Это не случай, а Рок. Ибо слишком большие вещи, суть Рок...
И все-таки проклятый выстрел Мартынова. Пусть «Рок»: но орудием его был злодей.
* * *
— Не уступлю. Не уступлю. Не уступлю. Не уступлю.
(от Митюрникова: «Никакие Ваши книги не идут. Продажа совсем остановилась») (очевидно, в связи с «делом Бейлиса»)
Что смущаешься, Розанов? Будь красивее. Литература — красота: и если ты будешь красивее, ты победишь.
Приляг к земле, как зверь, и ползи, и ластись. Красивую строчку пусти. И кроткие очи. Все употреби в дело. И — победи.
Ты не должен не победить. Ты не вправе не победить. За тобой кабак. Если ты не победишь, кабак разольется и затопит все.

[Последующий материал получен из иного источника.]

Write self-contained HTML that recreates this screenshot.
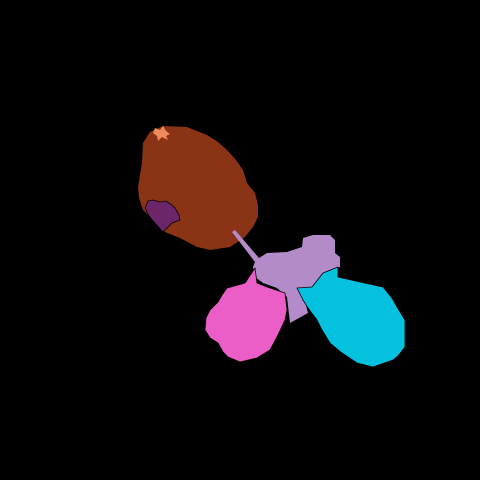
<!DOCTYPE html>
<html><head><meta charset="utf-8"><style>html,body{margin:0;padding:0;background:#000}svg{display:block}</style></head>
<body>
<svg width="480" height="480" viewBox="0 0 480 480">
<rect width="480" height="480" fill="#000"/>
<polygon fill="#8A3315" points="163,126 187,127 207,135 218,142 227,150 236,160 243,170 247,183 255,193 258,205 258,217 253,227 245,237 230,247 210,250 197,247 180,238 165,232 153,220 143,210 139,198 138,187 140,175 142,163 143,143 150,132"/>
<polygon fill="#6A2668" stroke="#000" stroke-width="0.8" points="145,208 148,201 153,200 160,202 166,201 172,205 175,208 179,215 180,220 172,223 163,232 155,223 149,216"/>
<polygon fill="#F08B5C" points="155,128 160,130 163,126 166,131 170,134 166,136 168,140 162,137 158,141 157,136 153,133"/>
<polygon fill="#B38BC9" points="232,232 235,230 259,258 267,253 287,252 302,247 303,238 313,235 330,235 335,240 335,253 340,257 340,267 323,273 312,287 297,288 303,293 308,313 290,323 287,297 277,288 263,283 255,277 253,267 255,262"/>
<polygon fill="#EB5EC7" stroke="#000" stroke-width="0.8" stroke-linejoin="round" points="255,268 257,283 267,287 285,293 287,310 285,320 277,337 270,350 257,358 240,362 228,357 223,352 218,343 210,338 205,330 206,318 210,310 218,302 222,295 227,288 238,285 245,283"/>
<polygon fill="#05C1E0" stroke="#000" stroke-width="0.8" stroke-linejoin="round" points="297,288 312,287 323,273 338,267 338,277 360,282 383,287 392,298 397,307 405,320 405,347 398,356 393,360 373,367 357,363 342,353 330,343 322,330 317,320 308,308 303,300"/>
</svg>
</body></html>
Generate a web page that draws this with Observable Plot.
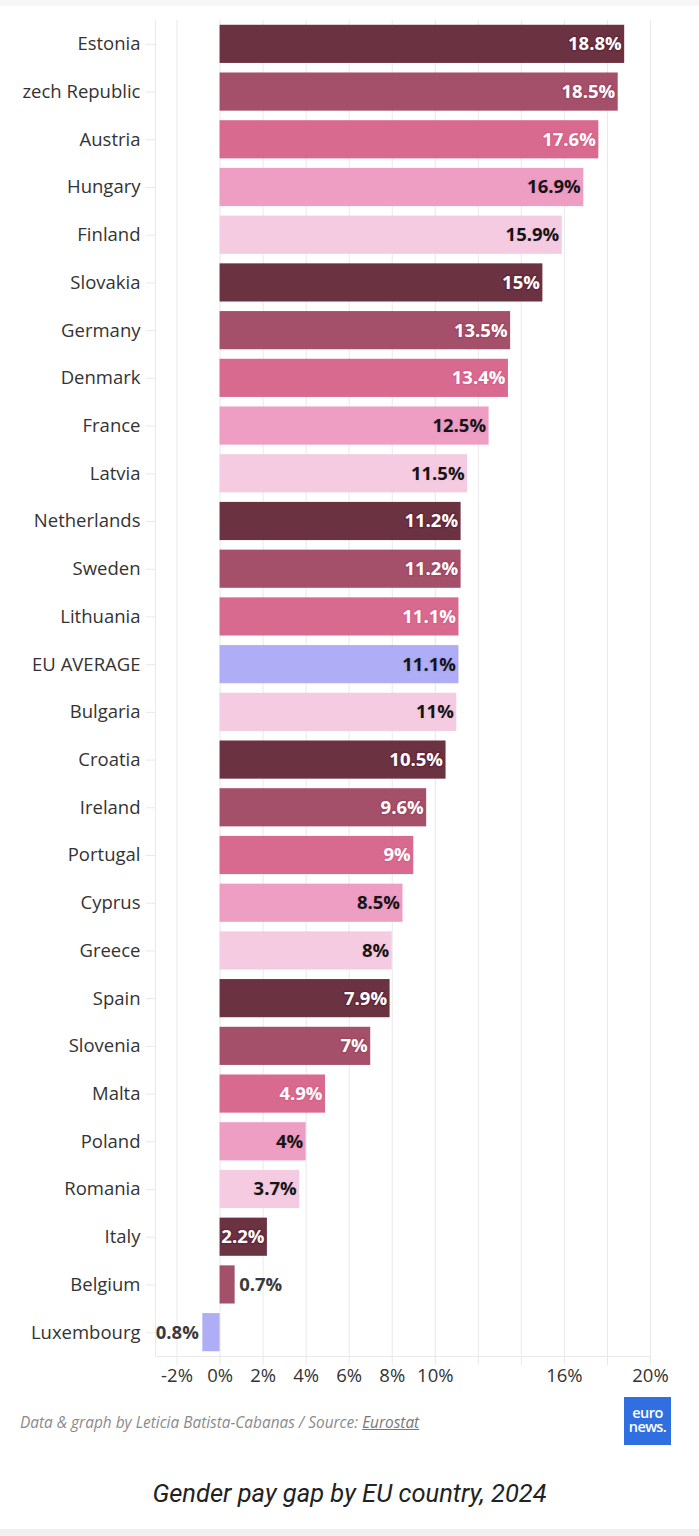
<!DOCTYPE html>
<html>
<head>
<meta charset="utf-8">
<script src="https://cdn.jsdelivr.net/npm/d3@7"></script>
<script src="https://cdn.jsdelivr.net/npm/@observablehq/plot@0.6"></script>
<style>
  html, body { margin: 0; padding: 0; background: #fff; }
  #wrap { position: relative; width: 699px; height: 1536px; overflow: hidden; font-family: "Open Sans", sans-serif; }
  #topstrip { position: absolute; left: 0; top: 0; width: 699px; height: 6px; background: #f6f6f6; }
  #botstrip { position: absolute; left: 0; top: 1529px; width: 699px; height: 7px; background: #f0f0f0; }
  #chart { position: absolute; left: 0; top: 0; }
  #source { position: absolute; left: 20px; top: 1412px; font-size: 15.4px; font-style: italic; color: #8a8a8a; white-space: nowrap; }
  #source u { color: #777; }
  #logo { position: absolute; left: 624px; top: 1397px; width: 47px; height: 48px; background: #2f6fe0; }
  #logotext { position: absolute; left: 1px; top: 9px; width: 45px; text-align: center; color: #fff;
              font-family: "Open Sans", sans-serif; font-size: 14.5px; font-weight: 600; line-height: 14px; letter-spacing: -0.6px; }
  #title { position: absolute; left: 0; width: 699px; top: 1478px; text-align: center; font-family: Roboto, sans-serif; font-style: italic; font-size: 25.5px; color: #222; }
</style>
</head>
<body>
<div id="wrap">
  <div id="topstrip"></div>
  <div id="chart"></div>
  <div id="source">Data &amp; graph by Leticia Batista-Cabanas / Source: <u>Eurostat</u></div>
  <div id="logo"><div id="logotext">euro news.</div></div>
  <div id="title">Gender pay gap by EU country, 2024</div>
  <div id="botstrip"></div>
</div>
<script>
const countries = ["Estonia", "zech Republic", "Austria", "Hungary", "Finland", "Slovakia", "Germany", "Denmark", "France", "Latvia",
  "Netherlands", "Sweden", "Lithuania", "EU AVERAGE", "Bulgaria", "Croatia", "Ireland", "Portugal", "Cyprus", "Greece",
  "Spain", "Slovenia", "Malta", "Poland", "Romania", "Italy", "Belgium", "Luxembourg"];
const values = [18.8, 18.5, 17.6, 16.9, 15.9, 15, 13.5, 13.4, 12.5, 11.5,
  11.2, 11.2, 11.1, 11.1, 11, 10.5, 9.6, 9, 8.5, 8,
  7.9, 7, 4.9, 4, 3.7, 2.2, 0.7, -0.8];
const labels = ["18.8%", "18.5%", "17.6%", "16.9%", "15.9%", "15%", "13.5%", "13.4%", "12.5%", "11.5%",
  "11.2%", "11.2%", "11.1%", "11.1%", "11%", "10.5%", "9.6%", "9%", "8.5%", "8%",
  "7.9%", "7%", "4.9%", "4%", "3.7%", "2.2%", "0.7%", "0.8%"];
const shades = ["s1", "s2", "s3", "s4", "s5", "s1", "s2", "s3", "s4", "s5",
  "s1", "s2", "s3", "eu", "s5", "s1", "s2", "s3", "s4", "s5",
  "s1", "s2", "s3", "s4", "s5", "s1", "s2", "eu"];
const shadeDomain = ["s1", "s2", "s3", "s4", "s5", "eu"];
const shadeColors = ["#632738", "#a04762", "#d76289", "#ed98c0", "#f3c8df", "#aaa9f4"];
const darkShades = ["s1", "s2", "s3"];
const gridTicks = [-2, 0, 2, 4, 6, 8, 10, 12, 14, 16, 18, 20];
const tickLabels = [-2, 0, 2, 4, 6, 8, 10, 16, 20];

const rows = countries.map((c, i) => ({country: c, value: values[i], label: labels[i], shade: shades[i]}));
const inside = rows.filter(d => d.value >= 1);
const insideDark = inside.filter(d => darkShades.includes(d.shade));
const insideLight = inside.filter(d => !darkShades.includes(d.shade));
const outsidePos = rows.filter(d => d.value > 0 && d.value < 1);
const outsideNeg = rows.filter(d => d.value < 0);

const gridColor = "#e9e9e9";
const fs = 18.5;

const chart = Plot.plot({
  width: 699,
  height: 1400,
  marginTop: 20,
  marginBottom: 44,
  marginLeft: 155,
  marginRight: 49,
  style: {fontFamily: "'Open Sans', sans-serif", background: "transparent"},
  x: {domain: [-3, 20], label: null},
  y: {domain: countries, paddingInner: 0.2, paddingOuter: 0.1, round: false, label: null},
  color: {domain: shadeDomain, range: shadeColors},
  marks: [
    Plot.gridX(gridTicks, {stroke: gridColor, strokeOpacity: 1}),
    Plot.ruleX([-3], {stroke: gridColor}),
    Plot.frame({anchor: "bottom", stroke: gridColor}),
    Plot.axisX(gridTicks, {
      tickSize: 9, tickPadding: 3, stroke: gridColor, fill: "#333", fontSize: fs,
      tickFormat: d => tickLabels.includes(d) ? d + "%" : ""
    }),
    Plot.axisY({tickSize: 9, tickPadding: 6, stroke: gridColor, fill: "#333", fontSize: fs}),
    Plot.barX(rows, {x: "value", y: "country", fill: "shade", fillOpacity: 0.95}),
    Plot.text(insideDark, {x: "value", y: "country", text: "label", textAnchor: "end", dx: -3,
      fill: "white", stroke: "shade", strokeWidth: 3, fontWeight: 700, fontSize: fs}),
    Plot.text(insideLight, {x: "value", y: "country", text: "label", textAnchor: "end", dx: -3,
      fill: "#151515", stroke: "shade", strokeWidth: 3, fontWeight: 700, fontSize: fs}),
    Plot.text(outsidePos, {x: "value", y: "country", text: "label", textAnchor: "start", dx: 4,
      fill: "#3a3a3a", fontWeight: 700, fontSize: fs}),
    Plot.text(outsideNeg, {x: "value", y: "country", text: "label", textAnchor: "end", dx: -4,
      fill: "#3a3a3a", fontWeight: 700, fontSize: fs})
  ]
});
document.getElementById("chart").appendChild(chart);
</script>
</body>
</html>
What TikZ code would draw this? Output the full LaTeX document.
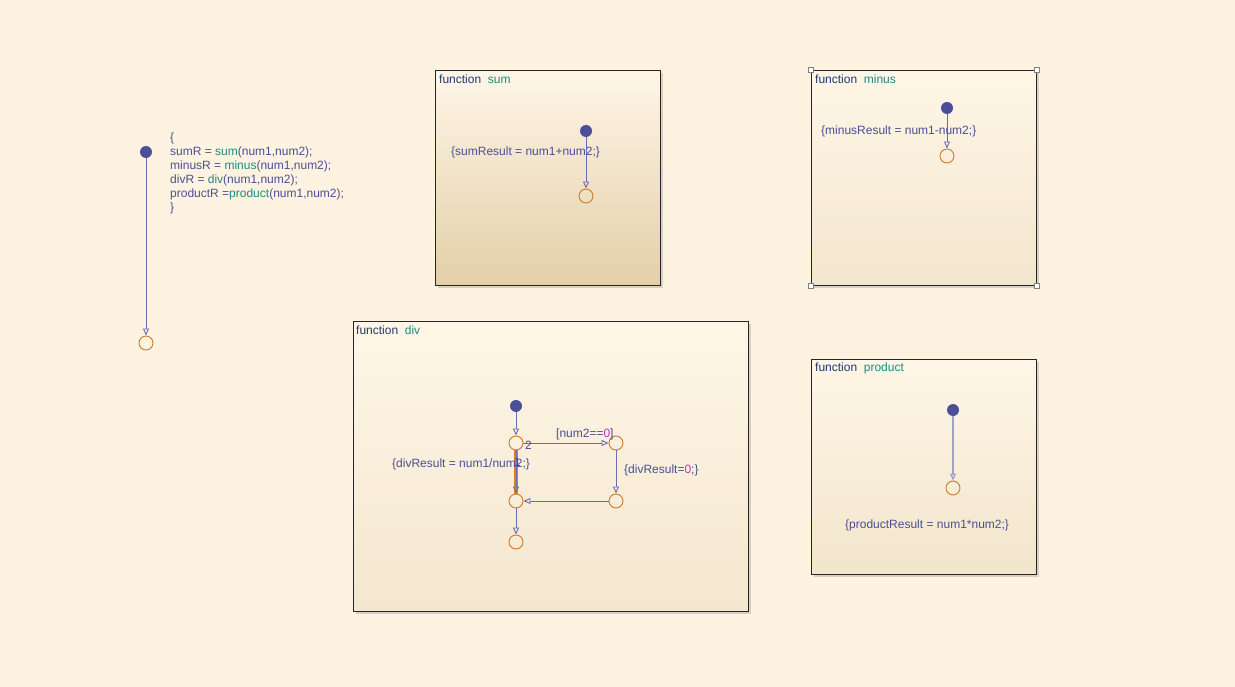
\documentclass[tikz,border=0pt]{standalone}
\usepackage{fontspec}
\setmainfont{Liberation Sans}
\usetikzlibrary{arrows.meta,shadows}
\definecolor{bg}{HTML}{FEF3E0}
\definecolor{boxtop}{HTML}{FFF6E7}
\definecolor{sumbot}{HTML}{E3CFA8}
\definecolor{minbot}{HTML}{F3E6CE}
\definecolor{divbot}{HTML}{F4E7CF}
\definecolor{prodbot}{HTML}{F2E5CC}
\definecolor{txt}{HTML}{4A4E96}
\definecolor{fn}{HTML}{1F8A80}
\definecolor{kw}{HTML}{1E3A6A}
\definecolor{junc}{HTML}{D07A28}
\definecolor{dotc}{HTML}{4A4F98}
\definecolor{trans}{HTML}{6A6EB0}
\definecolor{mag}{HTML}{C030C0}
\definecolor{hl}{HTML}{D9801E}
\tikzset{
  x=1pt, y=-1pt,
  every node/.style={font=\fontsize{12}{14}\selectfont, text=txt},
  fbox/.style={draw=black!85, line width=0.9pt, anchor=north west, inner sep=0pt,
     top color=boxtop, bottom color=#1,
     drop shadow={shadow xshift=2.5pt, shadow yshift=-2.5pt, opacity=0.3, fill=black!50}},
  fbox/.default=divbot,
  dfltdot/.style={circle, fill=dotc, minimum size=12pt, inner sep=0pt},
  junction/.style={circle, draw=junc, line width=0.9pt, minimum size=14pt, inner sep=0pt},
  tr/.style={draw=trans, line width=0.9pt, -{Triangle[open, length=7pt, width=6pt]}},
  hdr/.style={anchor=west, inner sep=0pt},
  lbl/.style={anchor=west, inner sep=0pt},
  handle/.style={draw=black!50, fill=white, minimum size=5pt, inner sep=0pt}
}
\begin{document}
\begin{tikzpicture}
\fill[bg] (0,0) rectangle (1235,687);
\useasboundingbox (0,0) rectangle (1235,687);

% main chart
\node[dfltdot] (d0) at (146,152) {};
\node[junction] (j0) at (146,343) {};
\draw[tr] (d0) -- (j0);
\node[anchor=north west, inner sep=0pt, align=left] (code) at (170,133)
 {\{\\
  sumR = \textcolor{fn}{sum}(num1,num2);\\
  minusR = \textcolor{fn}{minus}(num1,num2);\\
  divR = \textcolor{fn}{div}(num1,num2);\\
  productR =\textcolor{fn}{product}(num1,num2);\\
  \}};

% sum
\node[fbox=sumbot, minimum width=225pt, minimum height=215pt] (sumbox) at (435,70) {};
\node[hdr] (sumh) at (439,79) {\textcolor{kw}{function}\ \ \textcolor{fn}{sum}};
\node[dfltdot] (sd) at (586,131) {};
\node[junction] (sj) at (586,196) {};
\draw[tr] (sd) -- (sj);
\node[lbl] (sl) at (451,152.5) {\{sumResult = num1+num2;\}};

% minus
\node[fbox=minbot, minimum width=225pt, minimum height=215pt] (minbox) at (811,70) {};
\node[hdr] (minh) at (815,79) {\textcolor{kw}{function}\ \ \textcolor{fn}{minus}};
\node[dfltdot] (md) at (947,108) {};
\node[junction] (mj) at (947,156) {};
\draw[tr] (md) -- (mj);
\node[lbl] (ml) at (821,131.5) {\{minusResult = num1-num2;\}};
\node[handle] (h1) at (minbox.north west) {};
\node[handle] (h2) at (minbox.north east) {};
\node[handle] (h3) at (minbox.south west) {};
\node[handle] (h4) at (minbox.south east) {};

% div
\node[fbox=divbot, minimum width=395pt, minimum height=290pt] (divbox) at (353,321) {};
\node[hdr] (divh) at (356,330) {\textcolor{kw}{function}\ \ \textcolor{fn}{div}};
\node[dfltdot] (dd) at (516,406) {};
\node[junction] (ja) at (516,443) {};
\node[junction] (jb) at (616,443) {};
\node[junction] (jc) at (516,501) {};
\node[junction] (jd) at (616,501) {};
\node[junction] (je) at (516,542) {};
\draw[tr] (dd) -- (ja);
\draw[hl, line width=3.5pt] (ja) -- (jc);
\draw[tr] (ja) -- (jc);
\draw[tr] (ja) -- (jb);
\draw[tr] (jb) -- (jd);
\draw[tr] (jd) -- (jc);
\draw[tr] (jc) -- (je);
\node[lbl] (l2) at (525,445) {2};
\node[lbl] (lg) at (556,434.5) {[num2==\textcolor{mag}{0}]};
\node[lbl] (lda) at (624,470.5) {\{divResult=\textcolor{mag}{0};\}};
\node[lbl] (ldr) at (392,464.5) {\{divResult = num1/num2;\}};
\node[lbl] (l1) at (514,462) {1};

% product
\node[fbox=prodbot, minimum width=225pt, minimum height=215pt] (prodbox) at (811,359) {};
\node[hdr] (prodh) at (815,368) {\textcolor{kw}{function}\ \ \textcolor{fn}{product}};
\node[dfltdot] (pd) at (953,410) {};
\node[junction] (pj) at (953,488) {};
\draw[tr, draw=trans!65, line width=1.4pt] (pd) -- (pj);
\node[lbl] (pl) at (845,525.5) {\{productResult = num1*num2;\}};
\end{tikzpicture}
\end{document}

Хитрости. Хитрости. Всего, что́ угодно. «Последнюю честь» брось на жертвенник. Пусть сгорит все. Но чтобы кабака не было.
Ведь, «если победишь ты», всех этих «уханцев» литературы не будет, и ставка действительно огромная, и «они» не без причины уперлись. В толстых журналах — ни одного о тебе упоминания, а «библиография» в них наиболее памятна, и по ней берут книги. Естественно. «Розанова нет», «не рождался». Вся причина тебе быть красивее и все-таки вырвать Победу.
Вырву ли?
Не знаю.
Вырву. Через много лет, но вырву.
И похороните не вы меня, а я вас.
Чувствую. Чувствую.
«Не читают», и все-таки я чувствую Победу.
Она в мозгу моем. Она в костях моих. Она в дыхании моем: я дышу сильнее, чем вы, и передышу вас.
Не задохнусь. Не воображайте.
Со мной Бог. А с вами нет ничего («нигилизм»).
Вы мне куете судьбу, как Страхову («не читают»), но страховской судьбы из меня не будет. Я хитрее его, и я талантливее его. Он камень, я звезда. Он, м. б., благородный камень, а я подлая звезда. Все равно. Меня увидят и меня сохранят.